The former BET programming executive who was fired while on medical leave for breast cancer has filed a wrongful termination lawsuit against the Viacom cabler, accusing managers of fostering a hostile work environment that included retaliation when she complained to human resources.
Zola Mashariki, the former exec VP and head of original programming, maintains that she was subjected to harassment and discriminatory treatment at the hands of her supervisor, former BET programming president Stephen Hill. BET announced the departures of Hill, a 17-year network veteran, and Mashariki on March 29. Mashariki joined the cabler in May 2015 after 15 years as a creative executive with Fox Searchlight.
In the lawsuit filed Wednesday in Los Angeles federal court, Mashariki accused BET of “egregiously reckless and inhumane” treatment in her dismissal. She asserts in the complaint that she went on leave Feb. 6 for surgery related to her breast cancer diagnosis. She had been expected to return on Feb. 10 but her leave was extended by her doctors to April 11 after it was discovered that she had another form of breast cancer. Mashariki was based in Los Angeles, while Hill was in New York.
Mashariki’s complaint paints a damning picture of Hill as a boss who routinely imposed unusual scrutiny on her actions, took credit for her work, excluded her from key meetings and even sought to insert himself on screen into BET productions. The complaint details HR’s alleged lack of responsiveness to her complaints and retaliation that saw her performance reviews turn from glowing to unflattering. Mashariki also cites gender discrimination in alleging that she earned a lower salary than similarly situated male executives.
“Viacom, BET, and the mostly male leaders at both companies, foster a culture in which women, including Ms. Mashariki, are systematically discriminated against, harassed, intimidated, attacked, and exploited. Ms. Mashariki, like many other women at the company, was exploited for her around-the-clock work while men reaped the benefits and credit,” the complaint states. “Male executives, specifically Defendant Stephen Hill, BET’s President of Programming, encouraged conflict on Ms. Mashariki’s team and sought to disempower and demote her.”

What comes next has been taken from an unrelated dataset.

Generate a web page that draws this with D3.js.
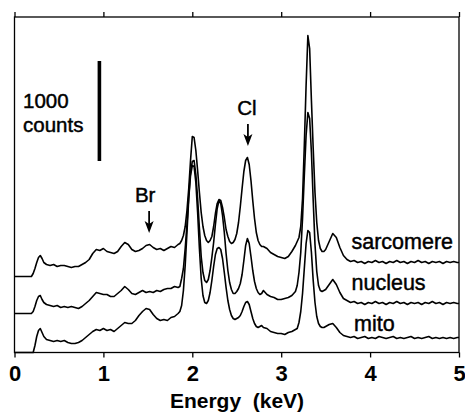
<!DOCTYPE html>
<html>
<head>
<meta charset="utf-8">
<script src="https://cdn.jsdelivr.net/npm/d3@7"></script>
<style>
  html, body { margin: 0; padding: 0; background: #fff; }
  svg { display: block; }
  text { font-family: "Liberation Sans", Arial, Helvetica, sans-serif; fill: #000; }
</style>
</head>
<body>
<svg id="chart" width="465" height="414"></svg>
<script>
// ---------- data ----------
const energyKeV = [
  0, 0.10, 0.19, 0.21, 0.23, 0.25, 0.27, 0.29, 0.31, 0.33, 0.36,
  0.40, 0.44, 0.48, 0.52, 0.56, 0.60, 0.64, 0.68, 0.72, 0.76, 0.80, 0.84, 0.88, 0.92, 0.96,
  1.00, 1.04, 1.08, 1.12, 1.16, 1.20, 1.24, 1.28, 1.32, 1.36, 1.40, 1.44, 1.48, 1.52, 1.56,
  1.60, 1.64, 1.68, 1.72, 1.76, 1.80, 1.84,
  1.86, 1.88, 1.90, 1.92, 1.94, 1.96, 1.98, 2.00, 2.02, 2.04, 2.06, 2.08, 2.10, 2.12, 2.14,
  2.16, 2.18, 2.20, 2.22, 2.24, 2.26, 2.28, 2.30, 2.32, 2.34, 2.36, 2.38, 2.40, 2.42, 2.44,
  2.46, 2.48, 2.50, 2.52, 2.54, 2.56, 2.58, 2.60, 2.62, 2.64, 2.66, 2.68, 2.70, 2.72, 2.74,
  2.76, 2.78, 2.80,
  2.84, 2.88, 2.92, 2.96, 3.00, 3.04, 3.08, 3.12,
  3.14, 3.16, 3.18, 3.20, 3.22, 3.24, 3.26, 3.28, 3.30, 3.32, 3.34, 3.36, 3.38, 3.40, 3.42,
  3.44, 3.46, 3.48, 3.50,
  3.54, 3.58, 3.62, 3.66, 3.70, 3.74, 3.78, 3.82, 3.86, 3.90, 3.94, 3.98, 4.02, 4.06, 4.10,
  4.14, 4.18, 4.22, 4.26, 4.30, 4.34, 4.38, 4.42, 4.46, 4.50, 4.54, 4.58, 4.62, 4.66, 4.70,
  4.74, 4.78, 4.82, 4.86, 4.90, 4.94, 4.98, 5.00
];

const sarcomereCounts = [
  0, 0, 0, 30, 80, 140, 190, 210, 180, 140, 120,
  110, 120, 100, 110, 110, 100, 90, 100, 100, 120, 140, 170, 230, 270, 260,
  280, 250, 240, 230, 250, 300, 340, 320, 270, 250, 260, 280, 310, 320, 290,
  270, 280, 260, 280, 300, 290, 320,
  330, 360, 410, 500, 660, 880, 1160, 1400, 1390, 1260, 1060, 840, 640, 500, 410,
  360, 340, 360, 400, 500, 630, 730, 770, 760, 690, 590, 470, 400, 350, 330,
  340, 370, 430, 540, 700, 880, 1050, 1160, 1190, 1120, 960, 760, 580, 440, 360,
  320, 300, 300,
  280, 240, 220, 200, 190, 180, 200, 250,
  280, 310, 350, 390, 500, 780, 1310, 1910, 2410, 2280, 1760, 1280, 840, 540, 360,
  280, 250, 250, 270,
  350, 430, 390, 290, 210, 170, 150, 160, 140, 150, 130, 150, 140, 160, 140,
  150, 130, 150, 140, 160, 140, 150, 130, 150, 140, 160, 140, 150, 130, 150,
  140, 150, 130, 150, 140, 150, 140, 140
];

const nucleusCounts = [
  0, 0, 0, 20, 70, 130, 170, 180, 140, 110, 90,
  80, 70, 80, 60, 70, 60, 70, 60, 50, 70, 100, 130, 170, 210, 200,
  190, 190, 170, 170, 200, 230, 270, 240, 200, 190, 210, 230, 210, 220, 210,
  230, 220, 240, 250, 250, 270, 260,
  270, 350, 450, 650, 890, 1170, 1410, 1520, 1530, 1390, 1150, 850, 570, 410, 330,
  310, 340, 430, 560, 710, 890, 1050, 1130, 1100, 980, 810, 600, 430, 310, 240,
  200, 200, 220, 250, 300, 390, 530, 680, 750, 700, 570, 430, 320, 250, 210,
  190, 200, 230,
  190, 170, 160, 140, 140, 150, 160, 180,
  200, 220, 280, 410, 610, 950, 1380, 1780, 2010, 1950, 1610, 1130, 690, 420, 280,
  230, 220, 230, 240,
  290, 340, 290, 210, 150, 130, 110, 120, 100, 110, 90, 110, 100, 120, 100,
  110, 90, 110, 100, 120, 100, 110, 90, 110, 100, 110, 90, 110, 100, 120,
  100, 110, 90, 110, 100, 110, 100, 100
];

const mitoCounts = [
  0, 0, 0, 0, 70, 160, 220, 240, 200, 160, 130,
  120, 110, 120, 110, 120, 100, 90, 90, 100, 120, 150, 180, 210, 230, 220,
  240, 220, 230, 210, 240, 270, 300, 290, 290, 320, 370, 410, 440, 430, 380,
  340, 320, 330, 320, 350, 360, 390,
  410, 470, 620, 870, 1200, 1540, 1770, 1870, 1860, 1700, 1400, 1040, 740, 570, 500,
  490, 520, 600, 720, 860, 980, 1040, 1050, 1030, 940, 800, 650, 520, 430, 370,
  340, 330, 340, 350, 370, 410, 460, 500, 510, 480, 410, 340, 290, 260, 250,
  260, 270, 250,
  240, 210, 200, 190, 190, 180, 200, 210,
  220, 230, 240, 300, 410, 590, 840, 1090, 1220, 1200, 1000, 720, 500, 360, 290,
  260, 250, 250, 260,
  280, 290, 250, 200, 170, 160, 150, 160, 140, 150, 160, 140, 150, 140, 160,
  150, 140, 150, 160, 140, 150, 140, 150, 160, 140, 150, 140, 150, 160, 140,
  150, 140, 150, 140, 150, 140, 150, 150
];

const traceNames = ["sarcomere", "nucleus", "mito"];
const traceOffsets = [760, 390, 0];          // vertical offset of each stacked spectrum (counts)
const xTickValues = [0, 1, 2, 3, 4, 5];
const peakNames = ["Br", "Cl"];
const peakEnergies = [1.52, 2.62];
const scaleBarCounts = 1000;
const scaleBarLabel = ["1000", "counts"];
const xAxisTitle = "Energy  (keV)";

(function draw() {
  const svg = d3.select("#chart");
  const mLeft = 14.5, mRight = 459, mTop = 17, mBottom = 352.5;
  const x = d3.scaleLinear().domain([0, 5]).range([mLeft, mRight]);
  const y = d3.scaleLinear().domain([0, 3355]).range([mBottom, mTop]);

  const seriesCounts = [sarcomereCounts, nucleusCounts, mitoCounts];

  const line = d3.line()
    .x((d, i) => x(energyKeV[i]))
    .y(d => y(d));

  seriesCounts.forEach((vals, k) => {
    const shifted = vals.map(v => v + traceOffsets[k]);
    svg.append("path")
      .datum(shifted)
      .attr("d", line)
      .attr("fill", "none")
      .attr("stroke", "#000")
      .attr("stroke-width", 1.6)
      .attr("stroke-linejoin", "round");
  });

  // frame
  svg.append("rect")
    .attr("x", mLeft).attr("y", mTop)
    .attr("width", mRight - mLeft).attr("height", mBottom - mTop)
    .attr("fill", "none").attr("stroke", "#000").attr("stroke-width", 1.3);

  // bottom axis
  const gx = svg.append("g")
    .attr("transform", `translate(0,${mBottom})`)
    .call(d3.axisBottom(x).tickValues(xTickValues).tickSize(5).tickPadding(8).tickFormat(d3.format("d")));
  gx.select(".domain").remove();
  gx.selectAll("line").attr("stroke", "#000").attr("stroke-width", 1.3);
  gx.selectAll("text")
    .style("font-family", '"Liberation Sans", Arial, sans-serif')
    .style("font-size", "22px")
    .style("font-weight", "bold")
    .attr("fill", "#000");

  // top axis ticks
  const gt = svg.append("g")
    .attr("transform", `translate(0,${mTop})`)
    .call(d3.axisTop(x).tickValues(xTickValues).tickSize(5).tickFormat(""));
  gt.select(".domain").remove();
  gt.selectAll("line").attr("stroke", "#000").attr("stroke-width", 1.3);

  // axis title
  svg.append("text")
    .attr("x", 237).attr("y", 408)
    .attr("text-anchor", "middle")
    .style("font-size", "21px")
    .style("font-weight", "bold")
    .style("white-space", "pre")
    .text(xAxisTitle);

  const medium = sel => sel.attr("stroke", "#000").attr("stroke-width", 0.45);

  // scale bar
  const barBase = 1915;
  svg.append("line")
    .attr("x1", x(0.955)).attr("x2", x(0.955))
    .attr("y1", y(barBase)).attr("y2", y(barBase + scaleBarCounts))
    .attr("stroke", "#000").attr("stroke-width", 3.6);
  svg.append("text").attr("x", 23).attr("y", 108)
    .style("font-size", "20.5px").text(scaleBarLabel[0]).call(medium);
  svg.append("text").attr("x", 23).attr("y", 132)
    .style("font-size", "20.5px").text(scaleBarLabel[1]).call(medium);

  // peak annotations with arrows
  const bisect = d3.bisector(d => d).left;
  peakNames.forEach((name, k) => {
    const e = peakEnergies[k];
    const idx = bisect(energyKeV, e);
    const tipY = y(sarcomereCounts[idx] + traceOffsets[0]) - 11.5;
    const ax = x(e) + (k === 0 ? -0.5 : 0.5);
    const shaftTop = tipY - 22;
    svg.append("line")
      .attr("x1", ax).attr("x2", ax)
      .attr("y1", shaftTop).attr("y2", tipY - 6)
      .attr("stroke", "#000").attr("stroke-width", 1.8);
    svg.append("path")
      .attr("d", `M${ax - 4.5},${tipY - 12} L${ax},${tipY - 9} L${ax + 4.5},${tipY - 12} L${ax},${tipY} Z`)
      .attr("fill", "#000");
    svg.append("text")
      .attr("x", ax + (k === 0 ? -4 : -1))
      .attr("y", shaftTop - 9)
      .attr("text-anchor", "middle")
      .style("font-size", "20.5px")
      .text(name).call(medium);
  });

  // trace labels
  const labelY = [249, 290, 331];
  traceNames.forEach((name, k) => {
    svg.append("text")
      .attr("x", k === 2 ? 354 : 351.5)
      .attr("y", labelY[k])
      .style("font-size", "21.5px")
      .text(name).call(medium);
  });
})();
</script>
</body>
</html>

Viacom denies Mashariki’s allegations and has vowed to contest the suit.
“These claims misrepresent the facts and are without merit. We strongly deny any allegation of wrongdoing and we intend to respond to the specific allegations in the course of legal proceedings,” a Viacom spokesman said in a statement. “At Viacom and BET, we take the health and well-being of our employees very seriously and we are committed to fostering an inclusive, diverse workplace that supports the success of all employees.”
Mashariki maintains that she complained to BET chairman-CEO Debra Lee directly about the treatment under Hill and made another formal complaint through her lawyer in November 2016. The complaint asserts that Hill was a “serial harasser” who was protected by BET’s senior management.
After the news of her termination was released by BET’s press department, Mashariki accused BET executives of “questioning the validity of her illness.”
Despite Lee’s presence as CEO, the complaint asserts that BET’s “misogynistic culture, which marginalizes, demeans, and undervalues women, begins at the top of the corporate structure.”